-- Items start --
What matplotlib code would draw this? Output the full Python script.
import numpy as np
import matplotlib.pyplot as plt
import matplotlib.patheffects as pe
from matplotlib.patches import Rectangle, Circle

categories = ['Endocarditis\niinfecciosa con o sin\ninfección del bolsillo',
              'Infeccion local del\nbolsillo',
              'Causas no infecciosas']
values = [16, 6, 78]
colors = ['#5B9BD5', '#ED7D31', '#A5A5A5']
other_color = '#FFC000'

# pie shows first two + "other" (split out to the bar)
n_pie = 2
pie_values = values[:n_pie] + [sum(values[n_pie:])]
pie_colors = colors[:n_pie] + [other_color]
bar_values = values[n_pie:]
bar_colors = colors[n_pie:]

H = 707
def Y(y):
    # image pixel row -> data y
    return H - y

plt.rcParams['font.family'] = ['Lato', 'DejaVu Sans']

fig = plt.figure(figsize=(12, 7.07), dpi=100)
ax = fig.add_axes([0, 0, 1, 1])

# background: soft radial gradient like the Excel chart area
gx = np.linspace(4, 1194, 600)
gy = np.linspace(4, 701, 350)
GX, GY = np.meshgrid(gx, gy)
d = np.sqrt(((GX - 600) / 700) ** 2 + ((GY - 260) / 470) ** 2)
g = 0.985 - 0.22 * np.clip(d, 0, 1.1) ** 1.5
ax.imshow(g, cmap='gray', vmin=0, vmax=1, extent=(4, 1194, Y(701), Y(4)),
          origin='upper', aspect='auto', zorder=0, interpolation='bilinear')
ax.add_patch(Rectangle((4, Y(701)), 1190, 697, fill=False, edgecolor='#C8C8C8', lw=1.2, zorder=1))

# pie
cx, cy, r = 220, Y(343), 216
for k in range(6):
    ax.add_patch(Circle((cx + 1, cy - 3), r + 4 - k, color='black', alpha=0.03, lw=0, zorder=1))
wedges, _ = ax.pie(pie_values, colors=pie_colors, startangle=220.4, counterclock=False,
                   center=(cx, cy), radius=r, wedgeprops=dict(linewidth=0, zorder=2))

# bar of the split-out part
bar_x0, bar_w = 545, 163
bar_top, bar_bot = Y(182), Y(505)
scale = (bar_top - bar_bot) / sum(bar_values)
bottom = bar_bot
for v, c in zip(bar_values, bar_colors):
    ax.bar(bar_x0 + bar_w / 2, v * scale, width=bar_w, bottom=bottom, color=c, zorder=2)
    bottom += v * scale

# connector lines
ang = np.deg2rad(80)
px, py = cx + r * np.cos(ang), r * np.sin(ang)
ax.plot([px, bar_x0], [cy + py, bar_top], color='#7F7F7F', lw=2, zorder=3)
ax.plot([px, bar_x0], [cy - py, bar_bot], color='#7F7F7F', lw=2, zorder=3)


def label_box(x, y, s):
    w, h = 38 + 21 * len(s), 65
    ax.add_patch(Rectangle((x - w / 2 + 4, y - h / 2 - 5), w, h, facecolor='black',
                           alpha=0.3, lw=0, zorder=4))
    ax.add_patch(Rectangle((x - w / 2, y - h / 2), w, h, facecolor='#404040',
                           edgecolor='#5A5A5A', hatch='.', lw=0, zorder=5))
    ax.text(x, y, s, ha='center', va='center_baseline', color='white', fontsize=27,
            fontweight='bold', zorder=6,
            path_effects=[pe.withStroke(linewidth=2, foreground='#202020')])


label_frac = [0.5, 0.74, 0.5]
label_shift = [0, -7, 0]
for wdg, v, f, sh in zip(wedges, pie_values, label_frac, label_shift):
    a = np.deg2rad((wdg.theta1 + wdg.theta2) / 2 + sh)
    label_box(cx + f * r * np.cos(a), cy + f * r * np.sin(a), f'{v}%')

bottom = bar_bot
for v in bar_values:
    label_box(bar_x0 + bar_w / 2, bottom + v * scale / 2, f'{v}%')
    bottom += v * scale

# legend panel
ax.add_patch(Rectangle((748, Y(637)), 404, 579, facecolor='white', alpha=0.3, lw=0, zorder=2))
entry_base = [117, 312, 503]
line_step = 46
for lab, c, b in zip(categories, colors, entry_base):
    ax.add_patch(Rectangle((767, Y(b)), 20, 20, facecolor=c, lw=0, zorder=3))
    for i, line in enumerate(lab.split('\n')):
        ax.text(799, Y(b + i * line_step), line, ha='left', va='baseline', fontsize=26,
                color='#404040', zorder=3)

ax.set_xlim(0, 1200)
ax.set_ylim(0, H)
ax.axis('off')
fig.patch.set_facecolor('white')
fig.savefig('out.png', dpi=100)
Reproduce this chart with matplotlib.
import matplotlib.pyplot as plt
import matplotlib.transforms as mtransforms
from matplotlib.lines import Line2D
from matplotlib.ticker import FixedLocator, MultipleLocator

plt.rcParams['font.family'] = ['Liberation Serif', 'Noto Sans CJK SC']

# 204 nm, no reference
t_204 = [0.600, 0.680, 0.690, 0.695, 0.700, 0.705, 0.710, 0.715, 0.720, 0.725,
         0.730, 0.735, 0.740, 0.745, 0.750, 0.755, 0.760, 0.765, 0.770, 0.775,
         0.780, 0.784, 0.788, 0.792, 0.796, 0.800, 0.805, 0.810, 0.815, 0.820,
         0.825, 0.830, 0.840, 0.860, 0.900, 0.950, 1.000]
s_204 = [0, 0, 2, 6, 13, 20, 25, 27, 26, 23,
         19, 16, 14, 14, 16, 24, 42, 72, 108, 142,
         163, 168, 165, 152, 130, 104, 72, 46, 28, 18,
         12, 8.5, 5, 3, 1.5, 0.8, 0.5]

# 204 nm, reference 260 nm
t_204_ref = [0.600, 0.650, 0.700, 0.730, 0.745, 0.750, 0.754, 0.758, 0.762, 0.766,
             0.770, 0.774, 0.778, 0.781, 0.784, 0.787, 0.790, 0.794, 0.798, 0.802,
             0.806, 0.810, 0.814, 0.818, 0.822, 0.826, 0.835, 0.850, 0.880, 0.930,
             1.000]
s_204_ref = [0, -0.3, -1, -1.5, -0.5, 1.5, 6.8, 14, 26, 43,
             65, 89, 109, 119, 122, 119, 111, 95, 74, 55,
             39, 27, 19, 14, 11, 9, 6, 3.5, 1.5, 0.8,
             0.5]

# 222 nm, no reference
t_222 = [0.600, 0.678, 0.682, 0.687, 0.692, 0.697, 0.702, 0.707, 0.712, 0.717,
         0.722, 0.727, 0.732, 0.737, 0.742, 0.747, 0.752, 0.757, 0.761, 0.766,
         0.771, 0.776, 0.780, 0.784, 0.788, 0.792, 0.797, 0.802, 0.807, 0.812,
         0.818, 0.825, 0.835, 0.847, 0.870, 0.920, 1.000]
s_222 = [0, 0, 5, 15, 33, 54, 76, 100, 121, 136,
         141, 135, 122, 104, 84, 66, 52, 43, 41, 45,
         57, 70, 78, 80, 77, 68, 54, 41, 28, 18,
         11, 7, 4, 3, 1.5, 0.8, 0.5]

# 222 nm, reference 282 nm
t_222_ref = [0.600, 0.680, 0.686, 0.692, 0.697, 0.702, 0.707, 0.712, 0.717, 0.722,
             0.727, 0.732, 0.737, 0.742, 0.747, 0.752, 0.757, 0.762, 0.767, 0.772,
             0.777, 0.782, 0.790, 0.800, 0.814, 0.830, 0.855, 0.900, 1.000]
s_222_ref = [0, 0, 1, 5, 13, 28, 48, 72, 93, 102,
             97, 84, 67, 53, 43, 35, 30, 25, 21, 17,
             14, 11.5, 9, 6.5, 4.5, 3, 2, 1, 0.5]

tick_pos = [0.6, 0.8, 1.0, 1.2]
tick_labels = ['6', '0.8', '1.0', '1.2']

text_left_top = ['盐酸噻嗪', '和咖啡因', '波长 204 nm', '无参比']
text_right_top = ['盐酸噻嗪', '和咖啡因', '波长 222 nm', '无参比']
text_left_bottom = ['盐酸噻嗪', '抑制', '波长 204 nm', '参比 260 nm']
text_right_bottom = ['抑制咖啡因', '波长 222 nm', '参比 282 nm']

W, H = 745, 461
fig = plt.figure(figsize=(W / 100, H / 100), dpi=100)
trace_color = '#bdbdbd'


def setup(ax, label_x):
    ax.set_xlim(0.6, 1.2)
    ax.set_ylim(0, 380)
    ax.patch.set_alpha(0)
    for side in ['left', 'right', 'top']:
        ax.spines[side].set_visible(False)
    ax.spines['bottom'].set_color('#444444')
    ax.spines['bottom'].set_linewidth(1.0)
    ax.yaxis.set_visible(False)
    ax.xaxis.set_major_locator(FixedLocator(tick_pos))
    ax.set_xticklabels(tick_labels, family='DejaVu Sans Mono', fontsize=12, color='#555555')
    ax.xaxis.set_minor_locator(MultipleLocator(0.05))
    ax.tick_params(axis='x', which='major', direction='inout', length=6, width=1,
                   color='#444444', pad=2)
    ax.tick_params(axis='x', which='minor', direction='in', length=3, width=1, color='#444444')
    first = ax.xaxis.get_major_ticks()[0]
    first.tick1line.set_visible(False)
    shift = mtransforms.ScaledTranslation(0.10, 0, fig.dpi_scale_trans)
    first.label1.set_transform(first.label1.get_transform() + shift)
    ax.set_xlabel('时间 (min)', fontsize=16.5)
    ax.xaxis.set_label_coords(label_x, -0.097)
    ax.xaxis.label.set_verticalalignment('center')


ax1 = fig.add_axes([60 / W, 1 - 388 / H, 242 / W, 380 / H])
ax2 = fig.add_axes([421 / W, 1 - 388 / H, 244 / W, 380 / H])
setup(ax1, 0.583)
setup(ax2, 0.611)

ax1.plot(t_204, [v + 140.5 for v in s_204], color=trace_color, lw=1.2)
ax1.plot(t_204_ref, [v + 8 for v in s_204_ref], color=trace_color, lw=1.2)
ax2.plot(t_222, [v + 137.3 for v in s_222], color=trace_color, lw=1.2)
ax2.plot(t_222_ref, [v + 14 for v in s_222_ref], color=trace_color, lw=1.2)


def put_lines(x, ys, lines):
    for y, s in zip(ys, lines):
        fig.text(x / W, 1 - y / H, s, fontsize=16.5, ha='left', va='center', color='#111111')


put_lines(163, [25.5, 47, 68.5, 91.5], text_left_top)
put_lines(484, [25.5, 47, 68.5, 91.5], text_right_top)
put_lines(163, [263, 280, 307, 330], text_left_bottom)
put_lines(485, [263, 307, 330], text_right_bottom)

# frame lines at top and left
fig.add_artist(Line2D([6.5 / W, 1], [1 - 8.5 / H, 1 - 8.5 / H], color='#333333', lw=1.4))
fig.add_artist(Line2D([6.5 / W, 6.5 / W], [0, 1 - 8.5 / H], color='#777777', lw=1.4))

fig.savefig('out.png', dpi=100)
-- Items end --
• **Stated goal**
The required output is the exact run of lines from the beginning of the listing above to the line that contains "ax = fig.add_axes([0, 0, 1, 1])", inclusive of both.

• **Result**
What matplotlib code would draw this? Output the full Python script.
import numpy as np
import matplotlib.pyplot as plt
import matplotlib.patheffects as pe
from matplotlib.patches import Rectangle, Circle

categories = ['Endocarditis\niinfecciosa con o sin\ninfección del bolsillo',
              'Infeccion local del\nbolsillo',
              'Causas no infecciosas']
values = [16, 6, 78]
colors = ['#5B9BD5', '#ED7D31', '#A5A5A5']
other_color = '#FFC000'

# pie shows first two + "other" (split out to the bar)
n_pie = 2
pie_values = values[:n_pie] + [sum(values[n_pie:])]
pie_colors = colors[:n_pie] + [other_color]
bar_values = values[n_pie:]
bar_colors = colors[n_pie:]

H = 707
def Y(y):
    # image pixel row -> data y
    return H - y

plt.rcParams['font.family'] = ['Lato', 'DejaVu Sans']

fig = plt.figure(figsize=(12, 7.07), dpi=100)
ax = fig.add_axes([0, 0, 1, 1])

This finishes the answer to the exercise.